Ex MIL Says I’m Abusive

When my kids returned from their trip a few days ago, they immediately started telling me (to relieve their troubled, conflicted minds) of all the horrible things she said about me. I decided to confront her about it as calmly as I could and let her know how hurt I was by the things that had been relayed. Even still giving her the benefit of the doubt that maybe they were exaggerating what she had said.

Her response gives me chills even to recall. She proceeded to call me abusive, mentally ill, a horrible mother, selfish, cold hearted, and a monster. I fell into the trap of defending myself and it only made it worse. She attacked my family, gaslighted me, told me she had people come to her to tell me they sided with she and my ex because they had seen my behavior in the past (which could be true of about maybe 3 or 4 people if it’s true at all, because we know hardly any of the same people). She blamed me for every behavior her son ever did, told me I NEEDED HELP and that “she guesses she is going to have to make sure I get help I need” when I told her something very horrific about her son I have never told anyone else besides our own pastor. It was a narcissistic, gaslighting nightmare.... and I don’t know what to do.

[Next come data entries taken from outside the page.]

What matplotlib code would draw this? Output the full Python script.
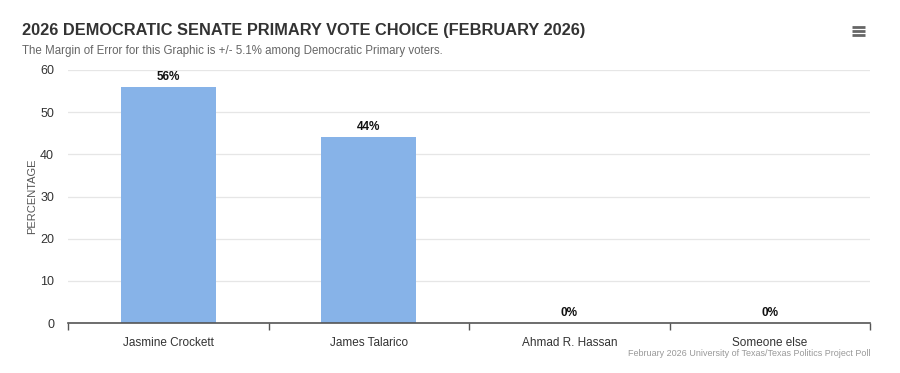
import numpy as np
import matplotlib.pyplot as plt

# -------------------------------------------------------------------
# Data
# -------------------------------------------------------------------
candidates = ["Jasmine Crockett", "James Talarico", "Ahmad R. Hassan", "Someone else"]
percentages = [56, 44, 0, 0]
y_ticks = [0, 10, 20, 30, 40, 50, 60]

TITLE = "2026 DEMOCRATIC SENATE PRIMARY VOTE CHOICE (FEBRUARY 2026)"
SUBTITLE = "The Margin of Error for this Graphic is +/- 5.1% among Democratic Primary voters."
CREDIT = "February 2026 University of Texas/Texas Politics Project Poll"

plt.rcParams["font.family"] = ["Liberation Sans", "DejaVu Sans"]

W, H = 900, 373
fig = plt.figure(figsize=(W / 100, H / 100), dpi=100)
ax = fig.add_axes([68 / W, 1 - 323 / H, (870 - 68) / W, (323 - 70) / H])

x = np.arange(len(candidates))
ax.bar(x, percentages, width=0.475, color="#87b3e8", zorder=2)

for xi, v in zip(x, percentages):
    ax.annotate(f"{v}%", (xi, v), xytext=(0, 3), textcoords="offset points",
                ha="center", va="bottom", fontsize=8.5, fontweight="bold",
                color="#111111")

ax.set_xlim(-0.5, len(candidates) - 0.5)
ax.set_ylim(0, 60)
ax.set_yticks(y_ticks)
ax.yaxis.grid(True, color="#e6e6e6", linewidth=0.9, zorder=0)
ax.set_axisbelow(True)

# category ticks at the boundaries
ax.set_xticks(np.arange(len(candidates) + 1) - 0.5, minor=False)
ax.set_xticklabels([])
ax.set_xticks(x, minor=True)
ax.set_xticklabels(candidates, minor=True, fontsize=8.5, color="#333333")
ax.tick_params(axis="x", which="major", length=5, width=1, color="#555555", direction="out")
ax.tick_params(axis="x", which="minor", length=0, pad=10)
ax.tick_params(axis="y", length=0, labelsize=9, colors="#333333", pad=10)

for side in ["top", "right", "left"]:
    ax.spines[side].set_visible(False)
ax.spines["bottom"].set_color("#555555")
ax.spines["bottom"].set_linewidth(1.2)

ax.set_ylabel("PERCENTAGE", fontsize=8, color="#555555", labelpad=2)

fig.text(22 / W, 1 - 31 / H, TITLE, fontsize=11.8, fontweight="bold",
         color="#333333", ha="left", va="center")
fig.text(22 / W, 1 - 51 / H, SUBTITLE, fontsize=8.3, color="#666666",
         ha="left", va="center")
fig.text(870 / W, 1 - 354 / H, CREDIT, fontsize=6.5, color="#999999",
         ha="right", va="center")

# menu icon
for dy in (-4, 0, 4):
    fig.add_artist(plt.Line2D([852 / W, 865 / W], [1 - (31 + dy) / H] * 2,
                              color="#666666", linewidth=2, solid_capstyle="butt"))

fig.savefig("out.png", dpi=100)
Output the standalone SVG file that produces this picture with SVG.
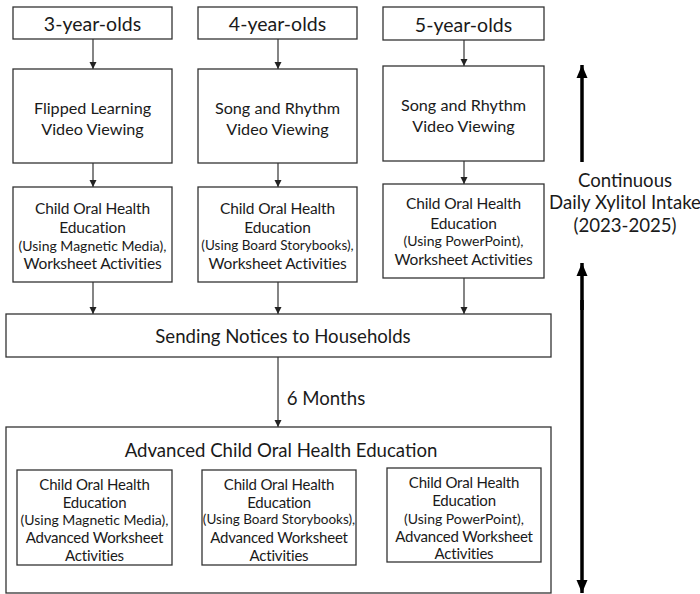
<svg xmlns="http://www.w3.org/2000/svg" width="700" height="594" viewBox="0 0 700 594">
<style>
.b{fill:#fff;stroke:#333;stroke-width:1.3}
text{font-family:Lato,"Open Sans",sans-serif;fill:#1a1a1a;text-anchor:middle;dominant-baseline:central}
.h{font-size:19.5px}
.v{font-size:16.2px}
.m{font-size:15.5px;letter-spacing:-0.15px}
.i{font-size:15px;letter-spacing:-0.2px}
.pm{font-size:14px}
.pb{font-size:13.5px}
.pp{font-size:14px}
.l{font-size:18.6px}
.c{stroke:#333;stroke-width:1.2;fill:none}
.t{stroke:#000;stroke-width:3.5;fill:none}
</style>
<defs>
<marker id="a" markerWidth="8" markerHeight="8" refX="7" refY="4" orient="auto" markerUnits="userSpaceOnUse"><path d="M0,0.5 L7,4 L0,7.5Z" fill="#222"/></marker>
<marker id="A" markerWidth="14" markerHeight="14" refX="13" refY="7" orient="auto" markerUnits="userSpaceOnUse"><path d="M0,1.5 L13,7 L0,12.5Z" fill="#000"/></marker>
</defs>
<rect width="700" height="594" fill="#fff"/>
<g id="connectors">
<line class="c" x1="93" y1="39" x2="93" y2="69" marker-end="url(#a)"/>
<line class="c" x1="278" y1="39" x2="278" y2="69" marker-end="url(#a)"/>
<line class="c" x1="464" y1="40" x2="464" y2="66" marker-end="url(#a)"/>
<line class="c" x1="93" y1="163" x2="93" y2="187" marker-end="url(#a)"/>
<line class="c" x1="278" y1="163" x2="278" y2="187" marker-end="url(#a)"/>
<line class="c" x1="464" y1="161" x2="464" y2="184" marker-end="url(#a)"/>
<line class="c" x1="93" y1="282" x2="93" y2="314" marker-end="url(#a)"/>
<line class="c" x1="278" y1="282" x2="278" y2="314" marker-end="url(#a)"/>
<line class="c" x1="464" y1="278" x2="464" y2="314" marker-end="url(#a)"/>
<line class="c" x1="278" y1="357" x2="278" y2="427" marker-end="url(#a)"/>
<line class="t" x1="582" y1="162" x2="582" y2="65" marker-end="url(#A)"/>
<line class="t" x1="582" y1="310" x2="582" y2="263" marker-end="url(#A)"/>
<line class="t" x1="582" y1="300" x2="582" y2="593" marker-end="url(#A)"/>
</g>
<g id="age3"><rect class="b" x="13" y="7" width="159" height="32"/><text class="h" x="92.5" y="23">3-year-olds</text></g>
<g id="age4"><rect class="b" x="198" y="7" width="159" height="32"/><text class="h" x="277.5" y="23">4-year-olds</text></g>
<g id="age5"><rect class="b" x="383" y="7" width="161" height="33"/><text class="h" x="463.5" y="24">5-year-olds</text></g>
<g id="video3"><rect class="b" x="13" y="69" width="159" height="94"/><text class="v" x="92.5" y="107">Flipped Learning</text><text class="v" x="92.5" y="128">Video Viewing</text></g>
<g id="video4"><rect class="b" x="198" y="69" width="159" height="94"/><text class="v" x="277.5" y="107">Song and Rhythm</text><text class="v" x="277.5" y="128">Video Viewing</text></g>
<g id="video5"><rect class="b" x="383" y="66" width="161" height="95"/><text class="v" x="463.5" y="104">Song and Rhythm</text><text class="v" x="463.5" y="125">Video Viewing</text></g>
<g id="edu3"><rect class="b" x="13" y="187" width="159" height="95"/><text class="m" x="92.5" y="208">Child Oral Health</text><text class="m" x="92.5" y="227">Education</text><text class="pm" x="92.5" y="245">(Using Magnetic Media),</text><text class="m" x="92.5" y="263">Worksheet Activities</text></g>
<g id="edu4"><rect class="b" x="198" y="187" width="159" height="95"/><text class="m" x="277.5" y="208">Child Oral Health</text><text class="m" x="277.5" y="227">Education</text><text class="pb" x="277.5" y="245">(Using Board Storybooks),</text><text class="m" x="277.5" y="263">Worksheet Activities</text></g>
<g id="edu5"><rect class="b" x="383" y="184" width="161" height="94"/><text class="m" x="463.5" y="203">Child Oral Health</text><text class="m" x="463.5" y="223">Education</text><text class="pp" x="463.5" y="240">(Using PowerPoint),</text><text class="m" x="463.5" y="259">Worksheet Activities</text></g>
<g id="notices"><rect class="b" x="6" y="314" width="545" height="43"/><text class="l" x="283" y="336">Sending Notices to Households</text></g>
<g id="months"><text class="l" x="326" y="398">6 Months</text></g>
<g id="advanced"><rect class="b" x="6" y="427" width="545" height="166"/><text class="l" x="281" y="450">Advanced Child Oral Health Education</text>
<g id="adv3"><rect class="b" x="17" y="470" width="155" height="95"/><text class="i" x="94.5" y="484">Child Oral Health</text><text class="i" x="94.5" y="502">Education</text><text class="pm" x="94.5" y="519">(Using Magnetic Media),</text><text class="i" x="94.5" y="537">Advanced Worksheet</text><text class="i" x="94.5" y="555">Activities</text></g>
<g id="adv4"><rect class="b" x="202" y="470" width="154" height="95"/><text class="i" x="279" y="484">Child Oral Health</text><text class="i" x="279" y="502">Education</text><text class="pb" x="279" y="519">(Using Board Storybooks),</text><text class="i" x="279" y="537">Advanced Worksheet</text><text class="i" x="279" y="555">Activities</text></g>
<g id="adv5"><rect class="b" x="387" y="468" width="154" height="94"/><text class="i" x="464" y="482">Child Oral Health</text><text class="i" x="464" y="500">Education</text><text class="pp" x="464" y="518">(Using PowerPoint),</text><text class="i" x="464" y="536">Advanced Worksheet</text><text class="i" x="464" y="553">Activities</text></g>
</g>
<g id="xylitol"><text class="l" x="625" y="180">Continuous</text><text class="l" x="625" y="202">Daily Xylitol Intake</text><text class="l" x="625" y="225">(2023-2025)</text></g>
</svg>
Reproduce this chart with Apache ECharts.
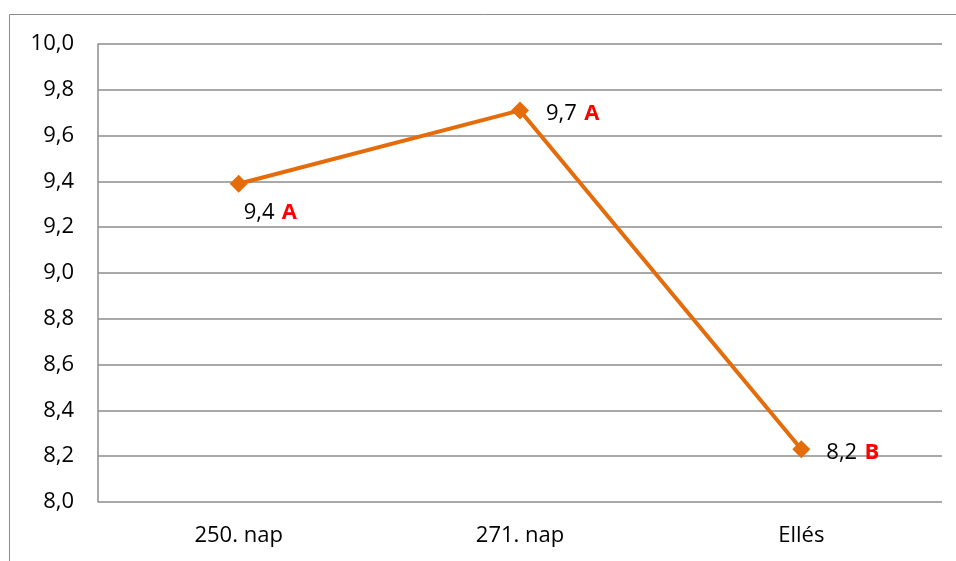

Have I been perfect in life? Of course. Have I made mistakes? Absolutely. Have I even failed as a mother at times? You better believe it. But that makes me a human, not mentally ill. Or abusive. This idea that I’m the monster of a person lying and hiding to everybody is absurd and just downright hurtful.

On a side note, I have an incredible boyfriend that I’ve been dating for nine months, loves my kids, and I plan to marry. This has caused a lot of the abuse to ramp up (both from her and my ex). I just want to enjoy moving on and being healthy but feel like they’re making it impossible.

I don’t even know what advice I’m looking for. Maybe commiseration? Maybe support? Either way, I am still struggling to process it all and get her thoughts out of my head. Even though the forefront of my mind knows shes crazy, I can’t help but worry deep in my heart that maybe what she says is true. My friends and family have been amazing and encouraged me, but she says anyone that I know has just been brainwashed by me and believes my lies. I feel so helpless. I want to cut her out of our lives but I truly do not know how. At the very least, I want to know how to move on from this. I’ve been to therapy but she keeps upping the abuse and I feel like there’s new trauma regularly.